When asked about their self-confidence in technological matters, the results were sobering: as expected, boys see themselves as competent, while the girls have little confidence in their technological abilities. This lack of self-confidence was even noticeable in girls who were given just as much encouragement as boys and showed the same degree of interest in technology. The researchers felt that this was a result of stubborn stereotyping: both genders still regard technology as a man’s work.

What is decisive in later career choices is the image that children and young people have of a profession. Careers in the natural sciences and in technology are in part regarded positively, as something modern and useful; but they are also seen as monotonous and lacking in creativity. Careers in engineering are also regarded as risky, and are seen as producing “new products no one needs”.

Rudolf Künzli, a former director of the School of Education at FHNW, believes that one-sided initiatives to promote only technology and the natural sciences are in fact damaging to the image of these professions.
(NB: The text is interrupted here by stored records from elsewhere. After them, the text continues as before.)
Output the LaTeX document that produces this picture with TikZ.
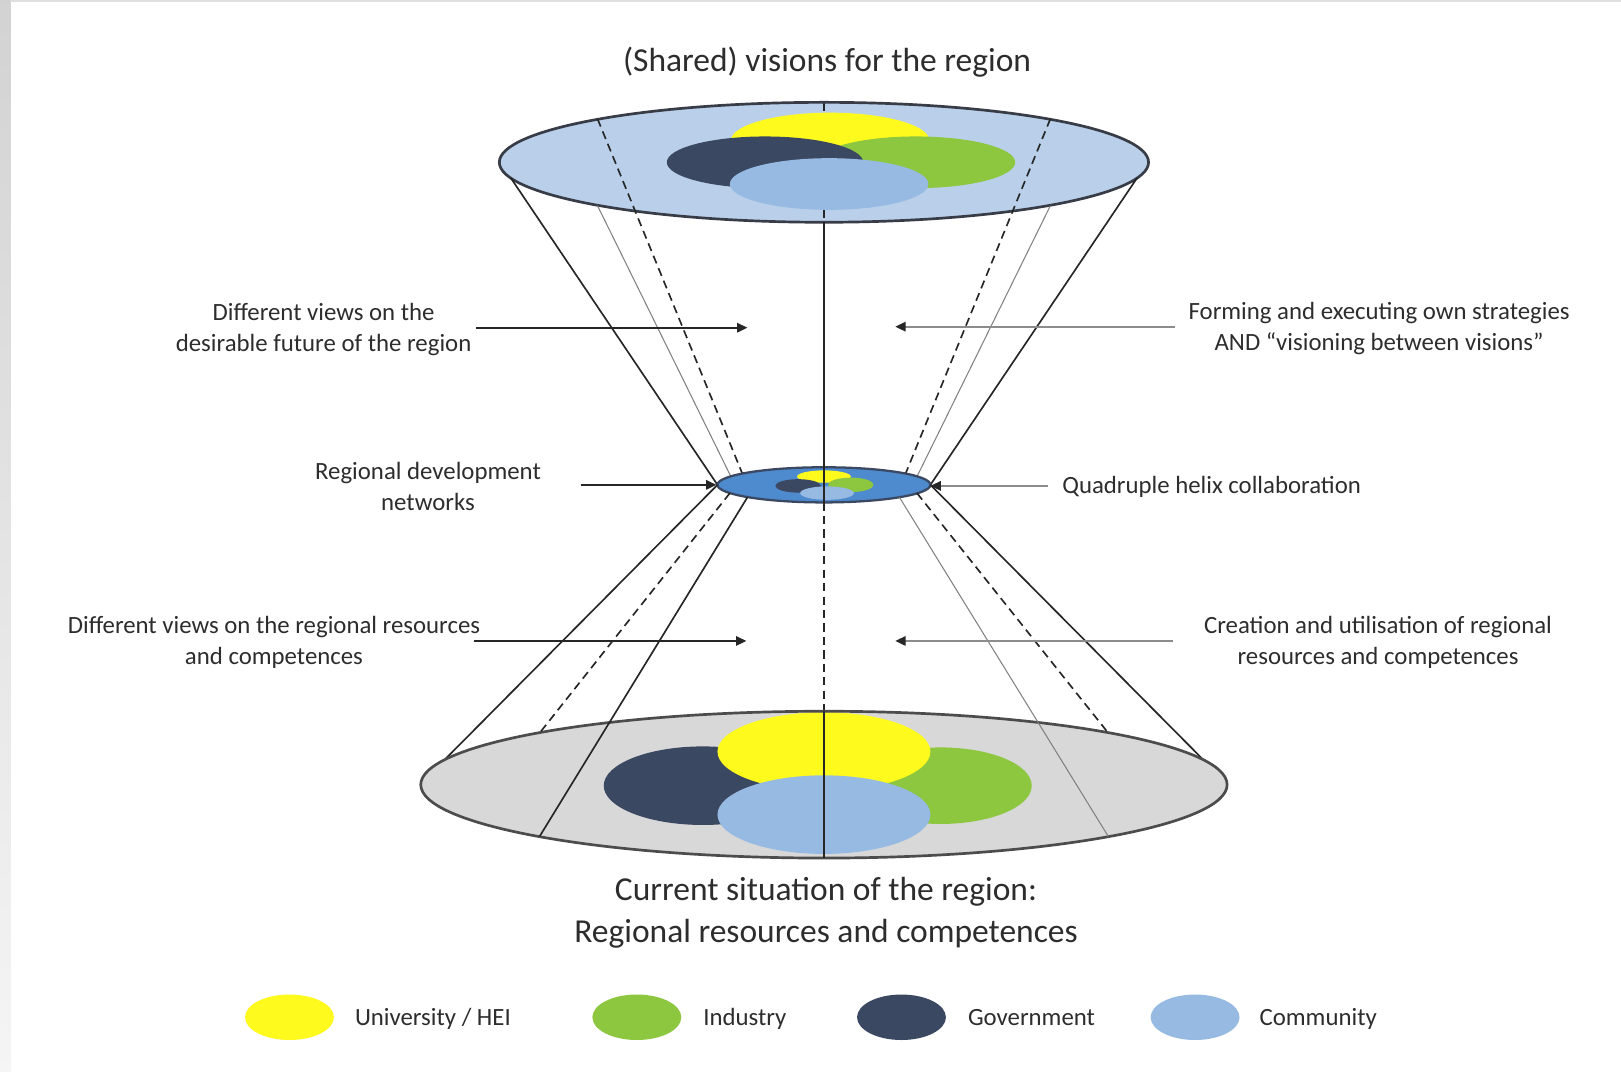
\documentclass[tikz,border=0pt]{standalone}
\usepackage{fontspec}
\setmainfont{Carlito}
\usetikzlibrary{arrows.meta}
\definecolor{uniyellow}{RGB}{255,250,30}
\definecolor{indgreen}{RGB}{141,198,63}
\definecolor{govnavy}{RGB}{59,72,97}
\definecolor{comblue}{RGB}{150,186,226}
\definecolor{topfill}{RGB}{186,208,234}
\definecolor{midfill}{RGB}{78,138,206}
\definecolor{botfill}{RGB}{216,216,216}
\definecolor{rimdark}{RGB}{55,60,70}
\definecolor{txtgray}{RGB}{45,45,45}
\begin{document}
\begin{tikzpicture}[x=0.5pt,y=-0.5pt,
  lbl/.style={font=\fontsize{12}{15}\selectfont, text=txtgray, align=center, inner sep=0pt},
  big/.style={font=\fontsize{16.2}{20}\selectfont, text=txtgray, align=center, inner sep=0pt},
  rim/.style={draw=rimdark, line width=1.3pt},
  cone/.style={draw=black!85, line width=0.8pt},
  back/.style={draw=black!85, line width=0.8pt, dash pattern=on 4pt off 2.5pt},
  front/.style={draw=black!50, line width=0.5pt},
  inarr/.style={draw=black!85, line width=1pt, -{Triangle[length=5pt,width=4.5pt]}},
  outarr/.style={draw=black!45, line width=1pt, -{Triangle[length=5pt,width=4.5pt,color=black!85]}}]
\useasboundingbox (0,0) rectangle (1568,1036);
\fill[white] (0,0) rectangle (1568,1036);
\shade[top color=gray!35, bottom color=gray!8] (0,0) rectangle (10,1036);
\fill[gray!25] (10,0) rectangle (1568,2);
% top disc: shared visions
\fill[topfill] (797,157) ellipse [x radius=314, y radius=58];
\draw[back] (797,99) -- (797,215);
\fill[uniyellow] (803,136) ellipse [x radius=96, y radius=27];
\fill[indgreen] (886,157) ellipse [x radius=96, y radius=25];
\fill[govnavy] (740,157) ellipse [x radius=95, y radius=25];
\fill[comblue] (802,178) ellipse [x radius=96, y radius=25];
\draw[rim] (797,157) ellipse [x radius=314, y radius=58];
% upper cone
\draw[cone] (494,172) -- (694,469);
\draw[cone] (1100,172) -- (900,469);
\draw[back] (578,115) -- (718,458);
\draw[back] (1016,115) -- (876,458);
\draw[front] (578,199) -- (707,461);
\draw[front] (1016,199) -- (887,461);
% middle disc: networks
\fill[midfill] (797,469) ellipse [x radius=103, y radius=17];
\fill[uniyellow] (797,461) ellipse [x radius=26, y radius=6];
\fill[indgreen] (823,469) ellipse [x radius=22, y radius=7];
\fill[govnavy] (772,470) ellipse [x radius=22, y radius=6.5];
\fill[comblue] (800,477) ellipse [x radius=26, y radius=6.5];
\draw[draw=govnavy, line width=1.1pt] (797,469) ellipse [x radius=103, y radius=17];
\draw[cone, line width=0.7pt] (797,215) -- (797,486);
\draw[back, line width=0.7pt] (797,486) -- (797,688);
% lower cone
\draw[cone] (694,469) -- (431,734);
\draw[cone] (900,469) -- (1163,734);
% bottom disc: current situation
\fill[botfill] (797,759) ellipse [x radius=390, y radius=71];
\fill[govnavy] (680,760) ellipse [x radius=96, y radius=38];
\fill[indgreen] (910,760) ellipse [x radius=88, y radius=37];
\fill[uniyellow] (797,727) ellipse [x radius=103, y radius=38];
\fill[comblue] (797,788) ellipse [x radius=103, y radius=38];
\draw[rim, draw=black!70] (797,759) ellipse [x radius=390, y radius=71];
\draw[back] (706,477) -- (522,709);
\draw[back] (887,477) -- (1072,709);
\draw[cone] (723,481) -- (522,809);
\draw[front] (870,481) -- (1072,809);
\draw[cone, line width=0.7pt] (797,688) -- (797,830);
% labels
\node[big] (title) at (800,60) {(Shared) visions for the region};
\node[lbl] (futL) at (313,319) {Different views on the\\desirable future of the region};
\node[lbl] (futR) at (1334,318) {Forming and executing own strategies\\AND “visioning between visions”};
\node[lbl] (netL) at (414,471) {Regional development\\networks};
\node[lbl] (helixR) at (1172,471) {Quadruple helix collaboration};
\node[lbl] (resL) at (265,621) {Different views on the regional resources\\and competences};
\node[lbl] (resR) at (1333,621) {Creation and utilisation of regional\\resources and competences};
\node[big] (now) at (799,883) {Current situation of the region:\\Regional resources and competences};
\coordinate (futLtip) at (723,317);
\coordinate (futRtip) at (866,316);
\coordinate (netLtip) at (693,469);
\coordinate (helixRtip) at (900,470);
\coordinate (resLtip) at (722,620);
\coordinate (resRtip) at (866,620);
\draw[inarr, shorten <=2pt] (futLtip -| futL.east) -- (futLtip);
\draw[outarr, shorten <=6.5pt] (futRtip -| futR.west) -- (futRtip);
\draw[inarr, shorten <=19pt] (netLtip -| netL.east) -- (netLtip);
\draw[outarr, shorten <=6.5pt] (helixRtip -| helixR.west) -- (helixRtip);
\draw[inarr, shorten <=-3pt] (resLtip -| resL.east) -- (resLtip);
\draw[outarr, shorten <=15pt] (resRtip -| resR.west) -- (resRtip);
% legend
\foreach \cx/\col in {280/uniyellow,616/indgreen,872/govnavy,1156/comblue}
  \fill[\col] (\cx,984) ellipse [x radius=43, y radius=22];
\node[lbl, anchor=base west] (keyuni) at (343,992) {University / HEI};
\node[lbl, anchor=base west] (keyind) at (680,992) {Industry};
\node[lbl, anchor=base west] (keygov) at (936,992) {Government};
\node[lbl, anchor=base west] (keycom) at (1218,992) {Community};
\end{tikzpicture}
\end{document}
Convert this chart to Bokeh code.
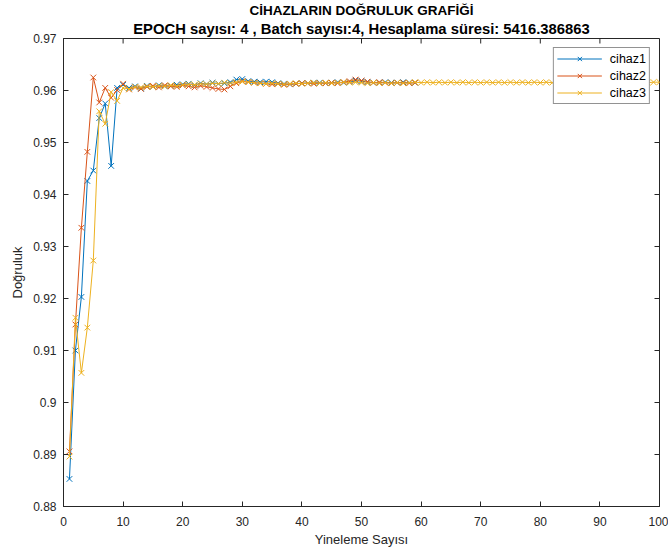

In a recent edition of the Schweiz am Sonntag, he said, “in puberty, social aspects are naturally the main focus of attention. If you belittle social topics, you can only lose out. There would be a far better chance of success if we stressed the common ground shared by the natural sciences and the humanities”.

And in fact, the field is wide open. Education researchers also think so. They have proposed a national research programme on education and promoting young talent in the natural sciences and technology; it is currently being evaluated.

Marcel Falk is head of communication at the Swiss Academy of Natural Sciences.